*WHAT TO DO*
For the copy, please give all of the data again exactly and leave the pictures out.

*DATASET EXCERPT*

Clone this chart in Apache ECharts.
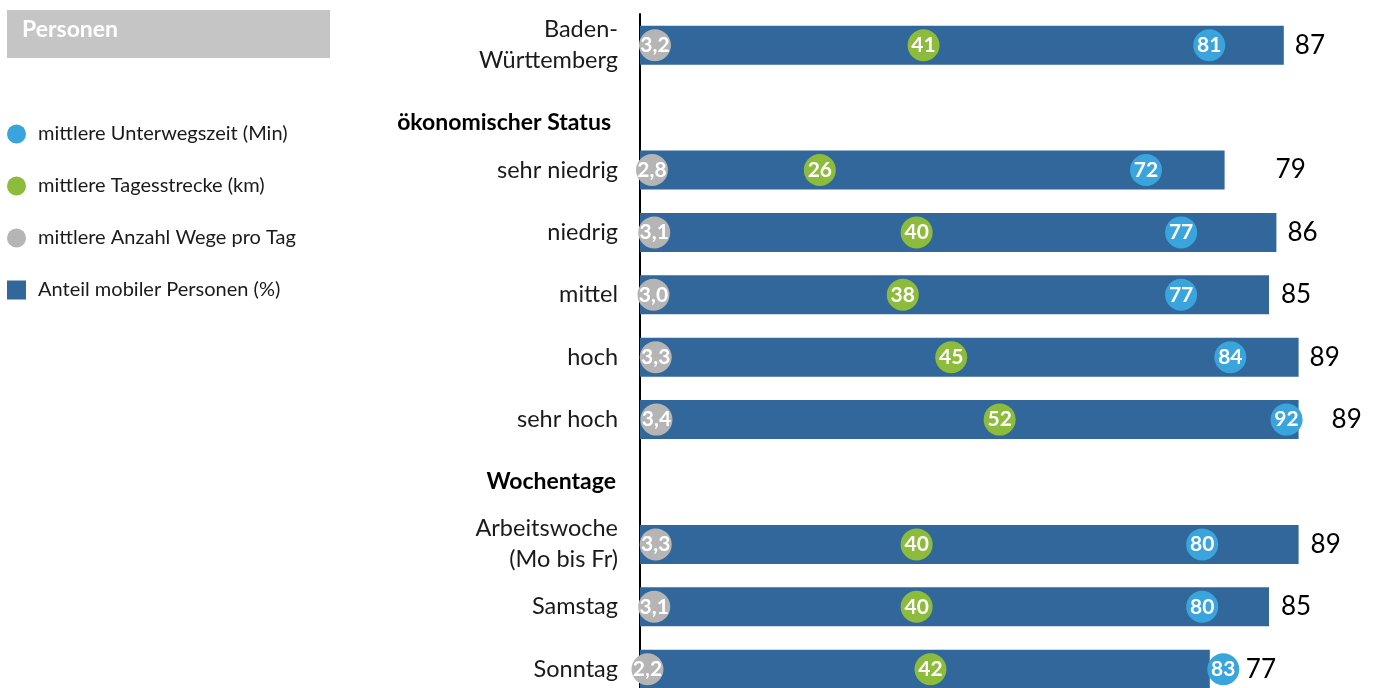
<!DOCTYPE html>
<html>
<head>
<meta charset="utf-8">
<script src="https://cdn.jsdelivr.net/npm/echarts@6/dist/echarts.min.js"></script>
<style>
html,body{margin:0;padding:0;background:#fff;}
#chart{width:1373px;height:688px;}
</style>
</head>
<body>
<div id="chart"></div>
<script>
// ---- data ----
const categories = ['Baden-\nWürttemberg', 'ökonomischer Status', 'sehr niedrig', 'niedrig', 'mittel', 'hoch', 'sehr hoch', 'Wochentage', 'Arbeitswoche\n(Mo bis Fr)', 'Samstag', 'Sonntag'];
const headerCategories = ['ökonomischer Status', 'Wochentage'];
const shareMobile = [87, null, 79, 86, 85, 89, 89, null, 89, 85, 77];      // Anteil mobiler Personen (%)
const travelTime = [81, null, 72, 77, 77, 84, 92, null, 80, 80, 83];       // mittlere Unterwegszeit (Min)
const dailyDistance = [41, null, 26, 40, 38, 45, 52, null, 40, 40, 42];    // mittlere Tagesstrecke (km)
const tripsPerDay = [3.2, null, 2.8, 3.1, 3.0, 3.3, 3.4, null, 3.3, 3.1, 2.2]; // mittlere Anzahl Wege pro Tag

// ---- styles ----
const FONT = 'Lato';
const barLabelDistance = [11, 0, 51, 11, 12, 11, 33, 0, 12, 12, 36];
const colBar = '#32679b', colBlue = '#3aa5dc', colGreen = '#8dbb3c', colGrey = '#b5b5b5';

const fmtComma = v => v.toFixed(1).replace('.', ',');

function pairs(arr) {
  return arr.map((v, i) => v == null ? null : [v, categories[i]]).filter(d => d);
}

const chart = echarts.init(document.getElementById('chart'));

const dotLabel = (fmt) => ({
  show: true, position: 'inside', color: '#fff', fontFamily: FONT, fontWeight: 'bold', fontSize: 21,
  formatter: p => fmt(p.value[0])
});

chart.setOption({
  animation: false,
  graphic: [
    { type: 'rect', shape: { x: 7, y: 10, width: 323, height: 48 }, style: { fill: '#c4c5c4' } },
    { type: 'text', x: 22, y: 30, style: { text: 'Personen', fill: '#fff', font: 'bold 23px Lato', verticalAlign: 'middle' } }
  ],
  legend: {
    orient: 'vertical', left: 7, top: 124, padding: 0, itemWidth: 19, itemHeight: 19, itemGap: 32,
    selectedMode: false,
    textStyle: { fontFamily: FONT, fontSize: 20, color: '#1a1a1a', padding: [0, 0, 0, 7] },
    data: [
      { name: 'mittlere Unterwegszeit (Min)', icon: 'circle' },
      { name: 'mittlere Tagesstrecke (km)', icon: 'circle' },
      { name: 'mittlere Anzahl Wege pro Tag', icon: 'circle' },
      { name: 'Anteil mobiler Personen (%)', icon: 'rect' }
    ]
  },
  grid: { left: 640, top: 14, width: 740, height: 686.4, containLabel: false, outerBoundsMode: 'none' },
  xAxis: [
    { type: 'value', min: 0, max: 100, show: false },
    { type: 'value', min: 0, max: 105.3, show: false },
    { type: 'value', min: 0, max: 107, show: false },
    { type: 'value', min: 1.2, max: 100, show: false }
  ],
  yAxis: {
    type: 'category', inverse: true, data: categories,
    axisLine: { show: true, lineStyle: { color: '#000', width: 2 } },
    axisTick: { show: false },
    splitLine: { show: false },
    axisLabel: {
      margin: 22, fontFamily: FONT, fontSize: 23.5, color: '#1a1a1a', lineHeight: 31,
      formatter: v => v === headerCategories[0] ? '{h1|' + v + '}' : (headerCategories.includes(v) ? '{h|' + v + '}' : v),
      rich: {
        h: { fontFamily: FONT, fontSize: 23, fontWeight: 'bold', color: '#000', padding: [0, 2, 0, 0] },
        h1: { fontFamily: FONT, fontSize: 23, fontWeight: 'bold', color: '#000', padding: [30, 7, 0, 0] }
      }
    }
  },
  series: [
    {
      name: 'Anteil mobiler Personen (%)', type: 'bar', xAxisIndex: 0, barWidth: 39,
      itemStyle: { color: colBar },
      data: shareMobile.map((v, i) => v == null ? '-' : {
        value: v,
        label: { show: true, position: 'right', distance: barLabelDistance[i] }
      }),
      label: { show: true, color: '#000', fontFamily: FONT, fontSize: 26 },
      z: 1
    },
    {
      name: 'mittlere Anzahl Wege pro Tag', type: 'scatter', xAxisIndex: 3, symbolSize: 32,
      itemStyle: { color: colGrey, opacity: 1 },
      label: dotLabel(fmtComma),
      data: pairs(tripsPerDay), z: 3
    },
    {
      name: 'mittlere Tagesstrecke (km)', type: 'scatter', xAxisIndex: 2, symbolSize: 32,
      itemStyle: { color: colGreen, opacity: 1 },
      label: dotLabel(v => String(v)),
      data: pairs(dailyDistance), z: 4
    },
    {
      name: 'mittlere Unterwegszeit (Min)', type: 'scatter', xAxisIndex: 1, symbolSize: 32,
      itemStyle: { color: colBlue, opacity: 1 },
      label: dotLabel(v => String(v)),
      data: pairs(travelTime), z: 5
    }
  ]
});
</script>
</body>
</html>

*RESPONSE TO THE EXERCISE*
Clone this chart in Apache ECharts.
<!DOCTYPE html>
<html>
<head>
<meta charset="utf-8">
<script src="https://cdn.jsdelivr.net/npm/echarts@6/dist/echarts.min.js"></script>
<style>
html,body{margin:0;padding:0;background:#fff;}
#chart{width:1373px;height:688px;}
</style>
</head>
<body>
<div id="chart"></div>
<script>
// ---- data ----
const categories = ['Baden-\nWürttemberg', 'ökonomischer Status', 'sehr niedrig', 'niedrig', 'mittel', 'hoch', 'sehr hoch', 'Wochentage', 'Arbeitswoche\n(Mo bis Fr)', 'Samstag', 'Sonntag'];
const headerCategories = ['ökonomischer Status', 'Wochentage'];
const shareMobile = [87, null, 79, 86, 85, 89, 89, null, 89, 85, 77];      // Anteil mobiler Personen (%)
const travelTime = [81, null, 72, 77, 77, 84, 92, null, 80, 80, 83];       // mittlere Unterwegszeit (Min)
const dailyDistance = [41, null, 26, 40, 38, 45, 52, null, 40, 40, 42];    // mittlere Tagesstrecke (km)
const tripsPerDay = [3.2, null, 2.8, 3.1, 3.0, 3.3, 3.4, null, 3.3, 3.1, 2.2]; // mittlere Anzahl Wege pro Tag

// ---- styles ----
const FONT = 'Lato';
const barLabelDistance = [11, 0, 51, 11, 12, 11, 33, 0, 12, 12, 36];
const colBar = '#32679b', colBlue = '#3aa5dc', colGreen = '#8dbb3c', colGrey = '#b5b5b5';

const fmtComma = v => v.toFixed(1).replace('.', ',');

function pairs(arr) {
  return arr.map((v, i) => v == null ? null : [v, categories[i]]).filter(d => d);
}

const chart = echarts.init(document.getElementById('chart'));

const dotLabel = (fmt) => ({
  show: true, position: 'inside', color: '#fff', fontFamily: FONT, fontWeight: 'bold', fontSize: 21,
  formatter: p => fmt(p.value[0])
});

chart.setOption({
  animation: false,
  graphic: [
    { type: 'rect', shape: { x: 7, y: 10, width: 323, height: 48 }, style: { fill: '#c4c5c4' } },
    { type: 'text', x: 22, y: 30, style: { text: 'Personen', fill: '#fff', font: 'bold 23px Lato', verticalAlign: 'middle' } }
  ],
  legend: {
    orient: 'vertical', left: 7, top: 124, padding: 0, itemWidth: 19, itemHeight: 19, itemGap: 32,
    selectedMode: false,
    textStyle: { fontFamily: FONT, fontSize: 20, color: '#1a1a1a', padding: [0, 0, 0, 7] },
    data: [
      { name: 'mittlere Unterwegszeit (Min)', icon: 'circle' },
      { name: 'mittlere Tagesstrecke (km)', icon: 'circle' },
      { name: 'mittlere Anzahl Wege pro Tag', icon: 'circle' },
      { name: 'Anteil mobiler Personen (%)', icon: 'rect' }
    ]
  },
  grid: { left: 640, top: 14, width: 740, height: 686.4, containLabel: false, outerBoundsMode: 'none' },
  xAxis: [
    { type: 'value', min: 0, max: 100, show: false },
    { type: 'value', min: 0, max: 105.3, show: false },
    { type: 'value', min: 0, max: 107, show: false },
    { type: 'value', min: 1.2, max: 100, show: false }
  ],
  yAxis: {
    type: 'category', inverse: true, data: categories,
    axisLine: { show: true, lineStyle: { color: '#000', width: 2 } },
    axisTick: { show: false },
    splitLine: { show: false },
    axisLabel: {
      margin: 22, fontFamily: FONT, fontSize: 23.5, color: '#1a1a1a', lineHeight: 31,
      formatter: v => v === headerCategories[0] ? '{h1|' + v + '}' : (headerCategories.includes(v) ? '{h|' + v + '}' : v),
      rich: {
        h: { fontFamily: FONT, fontSize: 23, fontWeight: 'bold', color: '#000', padding: [0, 2, 0, 0] },
        h1: { fontFamily: FONT, fontSize: 23, fontWeight: 'bold', color: '#000', padding: [30, 7, 0, 0] }
      }
    }
  },
  series: [
    {
      name: 'Anteil mobiler Personen (%)', type: 'bar', xAxisIndex: 0, barWidth: 39,
      itemStyle: { color: colBar },
      data: shareMobile.map((v, i) => v == null ? '-' : {
        value: v,
        label: { show: true, position: 'right', distance: barLabelDistance[i] }
      }),
      label: { show: true, color: '#000', fontFamily: FONT, fontSize: 26 },
      z: 1
    },
    {
      name: 'mittlere Anzahl Wege pro Tag', type: 'scatter', xAxisIndex: 3, symbolSize: 32,
      itemStyle: { color: colGrey, opacity: 1 },
      label: dotLabel(fmtComma),
      data: pairs(tripsPerDay), z: 3
    },
    {
      name: 'mittlere Tagesstrecke (km)', type: 'scatter', xAxisIndex: 2, symbolSize: 32,
      itemStyle: { color: colGreen, opacity: 1 },
      label: dotLabel(v => String(v)),
      data: pairs(dailyDistance), z: 4
    },
    {
      name: 'mittlere Unterwegszeit (Min)', type: 'scatter', xAxisIndex: 1, symbolSize: 32,
      itemStyle: { color: colBlue, opacity: 1 },
      label: dotLabel(v => String(v)),
      data: pairs(travelTime), z: 5
    }
  ]
});
</script>
</body>
</html>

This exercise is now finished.